### WHAT IS NEEDED
Copy word for word the lines in the records below, starting at the line with "Give me the" and ending at the line with "ax = fig.add_axes([0.4507, 0.1459, 0.4930, 0.8408])". Skip the pictures.

### LISTED RECORDS

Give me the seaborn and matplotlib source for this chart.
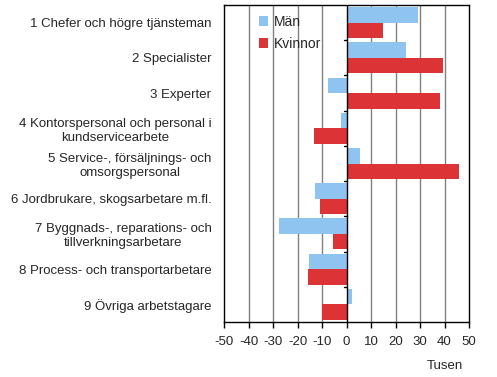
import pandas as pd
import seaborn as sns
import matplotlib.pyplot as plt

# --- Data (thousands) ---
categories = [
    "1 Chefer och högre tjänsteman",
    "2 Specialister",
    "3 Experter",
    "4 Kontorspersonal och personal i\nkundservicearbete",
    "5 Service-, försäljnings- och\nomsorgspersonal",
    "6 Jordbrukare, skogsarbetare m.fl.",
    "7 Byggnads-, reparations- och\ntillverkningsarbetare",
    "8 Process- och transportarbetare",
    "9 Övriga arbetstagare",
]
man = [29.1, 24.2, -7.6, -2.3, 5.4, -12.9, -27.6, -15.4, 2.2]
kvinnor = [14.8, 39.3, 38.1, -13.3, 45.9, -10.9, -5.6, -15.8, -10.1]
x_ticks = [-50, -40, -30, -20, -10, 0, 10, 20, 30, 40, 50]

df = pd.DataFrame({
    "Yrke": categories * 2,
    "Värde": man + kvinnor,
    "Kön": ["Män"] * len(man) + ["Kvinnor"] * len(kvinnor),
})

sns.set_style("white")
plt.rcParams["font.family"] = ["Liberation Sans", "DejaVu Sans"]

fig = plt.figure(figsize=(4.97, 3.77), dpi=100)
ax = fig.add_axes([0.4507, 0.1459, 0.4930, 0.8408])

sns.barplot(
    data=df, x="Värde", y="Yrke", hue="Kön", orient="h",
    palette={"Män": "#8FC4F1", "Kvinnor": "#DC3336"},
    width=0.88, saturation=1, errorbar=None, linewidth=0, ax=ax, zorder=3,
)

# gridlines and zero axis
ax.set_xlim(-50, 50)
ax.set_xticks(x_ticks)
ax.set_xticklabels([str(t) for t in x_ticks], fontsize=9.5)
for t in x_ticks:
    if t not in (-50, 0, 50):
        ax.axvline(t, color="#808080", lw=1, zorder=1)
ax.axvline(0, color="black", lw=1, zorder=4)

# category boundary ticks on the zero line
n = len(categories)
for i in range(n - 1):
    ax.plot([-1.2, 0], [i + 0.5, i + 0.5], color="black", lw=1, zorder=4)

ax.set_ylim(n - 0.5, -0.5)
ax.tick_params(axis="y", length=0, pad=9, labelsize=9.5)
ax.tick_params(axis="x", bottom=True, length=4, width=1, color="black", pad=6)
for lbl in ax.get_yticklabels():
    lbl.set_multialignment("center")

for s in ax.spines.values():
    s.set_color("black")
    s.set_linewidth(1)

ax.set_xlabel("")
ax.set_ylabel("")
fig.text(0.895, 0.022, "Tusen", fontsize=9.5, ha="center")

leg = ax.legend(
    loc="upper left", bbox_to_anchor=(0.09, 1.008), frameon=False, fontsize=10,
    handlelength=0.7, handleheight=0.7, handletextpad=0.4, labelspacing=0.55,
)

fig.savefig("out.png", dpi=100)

--

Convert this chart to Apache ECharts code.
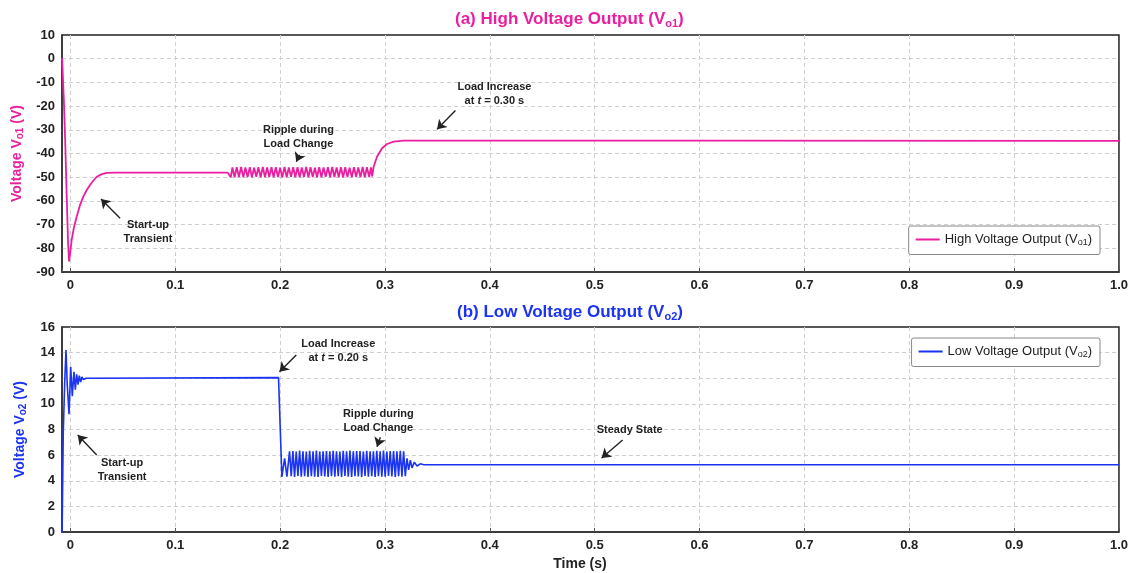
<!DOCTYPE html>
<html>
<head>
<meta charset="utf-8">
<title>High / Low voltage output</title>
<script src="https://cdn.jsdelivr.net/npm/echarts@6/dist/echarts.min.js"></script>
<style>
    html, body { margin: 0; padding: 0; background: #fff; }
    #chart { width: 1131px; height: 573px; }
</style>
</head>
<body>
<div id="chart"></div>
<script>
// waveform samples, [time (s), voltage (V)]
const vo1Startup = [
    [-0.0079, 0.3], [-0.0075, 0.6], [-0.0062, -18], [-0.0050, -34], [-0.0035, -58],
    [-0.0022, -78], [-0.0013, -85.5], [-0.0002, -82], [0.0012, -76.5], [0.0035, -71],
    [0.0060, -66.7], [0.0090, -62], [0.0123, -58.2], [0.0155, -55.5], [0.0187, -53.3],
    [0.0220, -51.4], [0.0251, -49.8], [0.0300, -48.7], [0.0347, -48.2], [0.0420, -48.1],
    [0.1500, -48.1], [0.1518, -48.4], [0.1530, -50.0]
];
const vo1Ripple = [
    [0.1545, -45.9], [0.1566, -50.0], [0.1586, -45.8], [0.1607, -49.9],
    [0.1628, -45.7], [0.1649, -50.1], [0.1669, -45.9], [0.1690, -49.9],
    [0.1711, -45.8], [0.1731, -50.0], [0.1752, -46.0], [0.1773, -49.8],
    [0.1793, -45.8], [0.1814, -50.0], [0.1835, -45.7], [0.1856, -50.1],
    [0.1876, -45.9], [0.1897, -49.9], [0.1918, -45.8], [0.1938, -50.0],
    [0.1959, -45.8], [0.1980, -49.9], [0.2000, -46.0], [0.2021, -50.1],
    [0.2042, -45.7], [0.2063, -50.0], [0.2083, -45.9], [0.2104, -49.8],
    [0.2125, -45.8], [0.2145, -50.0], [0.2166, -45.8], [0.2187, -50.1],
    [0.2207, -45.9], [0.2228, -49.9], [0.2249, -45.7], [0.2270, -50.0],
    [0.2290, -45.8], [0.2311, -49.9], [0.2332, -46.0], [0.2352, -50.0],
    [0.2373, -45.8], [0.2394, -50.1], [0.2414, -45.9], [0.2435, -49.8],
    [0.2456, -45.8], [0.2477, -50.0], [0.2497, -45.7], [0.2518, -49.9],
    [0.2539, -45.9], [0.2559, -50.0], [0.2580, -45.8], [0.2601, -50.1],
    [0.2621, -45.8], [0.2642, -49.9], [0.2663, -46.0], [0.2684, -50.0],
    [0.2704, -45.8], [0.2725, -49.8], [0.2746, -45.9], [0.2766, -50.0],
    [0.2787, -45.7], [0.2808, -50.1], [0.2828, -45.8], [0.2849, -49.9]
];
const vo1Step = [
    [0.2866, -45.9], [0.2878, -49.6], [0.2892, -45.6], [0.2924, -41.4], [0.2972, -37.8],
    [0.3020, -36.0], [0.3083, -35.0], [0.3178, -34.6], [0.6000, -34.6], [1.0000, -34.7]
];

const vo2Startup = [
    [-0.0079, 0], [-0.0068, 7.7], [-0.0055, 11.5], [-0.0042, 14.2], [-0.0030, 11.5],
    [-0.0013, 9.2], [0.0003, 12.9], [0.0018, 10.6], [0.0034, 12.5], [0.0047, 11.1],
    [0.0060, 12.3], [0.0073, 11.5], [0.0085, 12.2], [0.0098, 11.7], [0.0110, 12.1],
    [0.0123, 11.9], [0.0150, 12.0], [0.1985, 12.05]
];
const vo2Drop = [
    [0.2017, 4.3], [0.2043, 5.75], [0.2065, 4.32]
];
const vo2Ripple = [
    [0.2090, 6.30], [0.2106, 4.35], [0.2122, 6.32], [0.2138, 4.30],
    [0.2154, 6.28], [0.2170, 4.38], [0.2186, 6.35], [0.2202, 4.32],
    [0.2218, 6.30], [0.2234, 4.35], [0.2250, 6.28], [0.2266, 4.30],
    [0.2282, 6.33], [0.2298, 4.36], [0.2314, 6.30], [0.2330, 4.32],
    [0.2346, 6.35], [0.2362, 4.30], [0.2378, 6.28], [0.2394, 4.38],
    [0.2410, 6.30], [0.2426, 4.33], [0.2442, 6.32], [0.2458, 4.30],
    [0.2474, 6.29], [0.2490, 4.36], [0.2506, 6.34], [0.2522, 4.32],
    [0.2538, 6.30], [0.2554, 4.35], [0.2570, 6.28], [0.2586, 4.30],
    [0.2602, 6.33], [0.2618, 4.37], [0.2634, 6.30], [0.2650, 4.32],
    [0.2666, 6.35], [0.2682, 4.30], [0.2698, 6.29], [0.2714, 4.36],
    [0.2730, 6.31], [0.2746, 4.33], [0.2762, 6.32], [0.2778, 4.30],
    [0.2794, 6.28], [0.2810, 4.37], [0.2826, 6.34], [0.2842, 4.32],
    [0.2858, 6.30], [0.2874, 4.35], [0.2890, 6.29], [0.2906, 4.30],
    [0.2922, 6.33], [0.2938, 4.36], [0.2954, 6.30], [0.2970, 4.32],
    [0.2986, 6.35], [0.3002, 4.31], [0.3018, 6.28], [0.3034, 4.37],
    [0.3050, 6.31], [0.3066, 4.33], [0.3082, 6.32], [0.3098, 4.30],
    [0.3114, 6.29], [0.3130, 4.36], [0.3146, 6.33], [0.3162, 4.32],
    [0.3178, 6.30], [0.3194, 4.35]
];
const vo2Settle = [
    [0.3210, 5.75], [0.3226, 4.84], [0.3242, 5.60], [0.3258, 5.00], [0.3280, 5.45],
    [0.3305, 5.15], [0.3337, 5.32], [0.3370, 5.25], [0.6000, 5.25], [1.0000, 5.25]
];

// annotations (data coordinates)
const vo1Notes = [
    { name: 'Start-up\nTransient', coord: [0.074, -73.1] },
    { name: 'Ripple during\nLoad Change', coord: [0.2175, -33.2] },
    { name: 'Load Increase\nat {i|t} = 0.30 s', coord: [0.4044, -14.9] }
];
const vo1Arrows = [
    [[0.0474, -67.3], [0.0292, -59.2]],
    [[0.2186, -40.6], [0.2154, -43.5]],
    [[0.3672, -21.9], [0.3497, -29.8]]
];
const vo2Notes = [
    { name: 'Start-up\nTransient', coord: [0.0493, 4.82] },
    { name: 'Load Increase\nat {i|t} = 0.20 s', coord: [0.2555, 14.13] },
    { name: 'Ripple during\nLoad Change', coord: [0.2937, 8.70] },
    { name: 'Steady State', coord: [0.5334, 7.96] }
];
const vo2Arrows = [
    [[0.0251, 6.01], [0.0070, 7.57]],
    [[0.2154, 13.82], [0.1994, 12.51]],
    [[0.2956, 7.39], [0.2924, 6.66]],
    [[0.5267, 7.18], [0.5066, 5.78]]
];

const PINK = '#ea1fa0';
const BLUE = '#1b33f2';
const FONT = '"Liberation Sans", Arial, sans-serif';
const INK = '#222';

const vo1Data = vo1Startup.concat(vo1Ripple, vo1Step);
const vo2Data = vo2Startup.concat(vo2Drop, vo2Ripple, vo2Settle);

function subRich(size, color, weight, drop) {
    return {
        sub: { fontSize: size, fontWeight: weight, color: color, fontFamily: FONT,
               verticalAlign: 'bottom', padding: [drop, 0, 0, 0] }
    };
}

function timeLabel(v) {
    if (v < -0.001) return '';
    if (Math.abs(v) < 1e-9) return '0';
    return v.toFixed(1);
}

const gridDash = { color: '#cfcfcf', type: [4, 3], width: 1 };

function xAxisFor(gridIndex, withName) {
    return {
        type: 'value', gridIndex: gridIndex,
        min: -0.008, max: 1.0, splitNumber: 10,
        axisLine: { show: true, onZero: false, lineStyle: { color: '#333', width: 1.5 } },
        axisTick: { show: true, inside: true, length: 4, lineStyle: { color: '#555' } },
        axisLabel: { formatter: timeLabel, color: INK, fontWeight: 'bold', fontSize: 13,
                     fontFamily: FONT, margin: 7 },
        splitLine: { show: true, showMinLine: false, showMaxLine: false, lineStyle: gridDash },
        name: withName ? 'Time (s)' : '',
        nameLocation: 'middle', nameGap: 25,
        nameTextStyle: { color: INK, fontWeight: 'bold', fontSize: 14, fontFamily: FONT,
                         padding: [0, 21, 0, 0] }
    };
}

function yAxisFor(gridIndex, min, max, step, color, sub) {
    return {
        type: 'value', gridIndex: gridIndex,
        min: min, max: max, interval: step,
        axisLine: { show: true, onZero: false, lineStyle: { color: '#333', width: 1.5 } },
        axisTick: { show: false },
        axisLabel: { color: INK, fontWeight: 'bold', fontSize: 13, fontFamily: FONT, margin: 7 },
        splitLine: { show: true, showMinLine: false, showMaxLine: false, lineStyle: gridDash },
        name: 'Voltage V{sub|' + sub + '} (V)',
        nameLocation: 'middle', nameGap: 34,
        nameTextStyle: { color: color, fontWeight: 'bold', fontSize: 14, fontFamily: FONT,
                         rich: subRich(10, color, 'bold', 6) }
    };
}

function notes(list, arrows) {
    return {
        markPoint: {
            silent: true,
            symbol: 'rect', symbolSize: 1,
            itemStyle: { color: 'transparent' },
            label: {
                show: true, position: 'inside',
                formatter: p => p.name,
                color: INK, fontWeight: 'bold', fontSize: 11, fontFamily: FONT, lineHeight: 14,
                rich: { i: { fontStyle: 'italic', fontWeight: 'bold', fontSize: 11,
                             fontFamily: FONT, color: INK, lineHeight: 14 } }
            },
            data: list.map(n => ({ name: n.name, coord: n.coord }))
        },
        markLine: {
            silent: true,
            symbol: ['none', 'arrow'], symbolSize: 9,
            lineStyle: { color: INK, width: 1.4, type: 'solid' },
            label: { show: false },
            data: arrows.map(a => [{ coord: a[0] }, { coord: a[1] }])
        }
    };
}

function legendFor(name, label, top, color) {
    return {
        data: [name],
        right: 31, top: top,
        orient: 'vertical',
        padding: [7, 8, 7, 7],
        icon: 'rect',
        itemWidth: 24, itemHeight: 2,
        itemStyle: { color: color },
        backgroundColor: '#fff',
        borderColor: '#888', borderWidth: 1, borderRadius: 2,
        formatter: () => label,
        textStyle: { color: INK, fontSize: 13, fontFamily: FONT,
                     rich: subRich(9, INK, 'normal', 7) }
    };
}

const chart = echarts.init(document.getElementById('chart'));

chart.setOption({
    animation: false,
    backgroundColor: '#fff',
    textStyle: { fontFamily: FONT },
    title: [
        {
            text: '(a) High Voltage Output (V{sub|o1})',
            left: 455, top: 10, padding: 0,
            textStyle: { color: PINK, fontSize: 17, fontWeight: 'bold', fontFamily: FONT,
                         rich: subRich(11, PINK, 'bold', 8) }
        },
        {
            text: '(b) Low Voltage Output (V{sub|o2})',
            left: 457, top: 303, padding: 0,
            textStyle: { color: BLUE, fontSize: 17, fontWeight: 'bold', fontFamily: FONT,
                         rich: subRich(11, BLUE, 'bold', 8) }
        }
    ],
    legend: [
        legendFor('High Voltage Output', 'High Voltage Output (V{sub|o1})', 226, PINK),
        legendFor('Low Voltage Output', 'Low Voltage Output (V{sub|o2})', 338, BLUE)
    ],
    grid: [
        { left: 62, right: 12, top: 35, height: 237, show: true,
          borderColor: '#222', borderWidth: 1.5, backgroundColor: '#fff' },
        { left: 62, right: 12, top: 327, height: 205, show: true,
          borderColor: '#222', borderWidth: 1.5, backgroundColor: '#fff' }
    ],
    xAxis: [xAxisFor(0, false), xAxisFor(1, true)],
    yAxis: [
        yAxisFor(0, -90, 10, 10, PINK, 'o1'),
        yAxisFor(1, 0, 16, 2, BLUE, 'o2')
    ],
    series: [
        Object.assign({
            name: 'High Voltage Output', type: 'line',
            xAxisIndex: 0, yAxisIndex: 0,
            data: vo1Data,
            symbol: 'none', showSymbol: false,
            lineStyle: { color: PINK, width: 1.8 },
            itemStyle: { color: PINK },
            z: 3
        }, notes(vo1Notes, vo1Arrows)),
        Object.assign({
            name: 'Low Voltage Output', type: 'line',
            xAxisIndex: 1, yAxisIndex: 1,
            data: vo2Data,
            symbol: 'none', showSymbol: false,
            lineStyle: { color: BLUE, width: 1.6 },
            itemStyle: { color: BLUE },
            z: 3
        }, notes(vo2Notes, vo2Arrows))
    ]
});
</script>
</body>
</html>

### THE ANSWER
Give me the seaborn and matplotlib source for this chart.
import pandas as pd
import seaborn as sns
import matplotlib.pyplot as plt

# --- Data (thousands) ---
categories = [
    "1 Chefer och högre tjänsteman",
    "2 Specialister",
    "3 Experter",
    "4 Kontorspersonal och personal i\nkundservicearbete",
    "5 Service-, försäljnings- och\nomsorgspersonal",
    "6 Jordbrukare, skogsarbetare m.fl.",
    "7 Byggnads-, reparations- och\ntillverkningsarbetare",
    "8 Process- och transportarbetare",
    "9 Övriga arbetstagare",
]
man = [29.1, 24.2, -7.6, -2.3, 5.4, -12.9, -27.6, -15.4, 2.2]
kvinnor = [14.8, 39.3, 38.1, -13.3, 45.9, -10.9, -5.6, -15.8, -10.1]
x_ticks = [-50, -40, -30, -20, -10, 0, 10, 20, 30, 40, 50]

df = pd.DataFrame({
    "Yrke": categories * 2,
    "Värde": man + kvinnor,
    "Kön": ["Män"] * len(man) + ["Kvinnor"] * len(kvinnor),
})

sns.set_style("white")
plt.rcParams["font.family"] = ["Liberation Sans", "DejaVu Sans"]

fig = plt.figure(figsize=(4.97, 3.77), dpi=100)
ax = fig.add_axes([0.4507, 0.1459, 0.4930, 0.8408])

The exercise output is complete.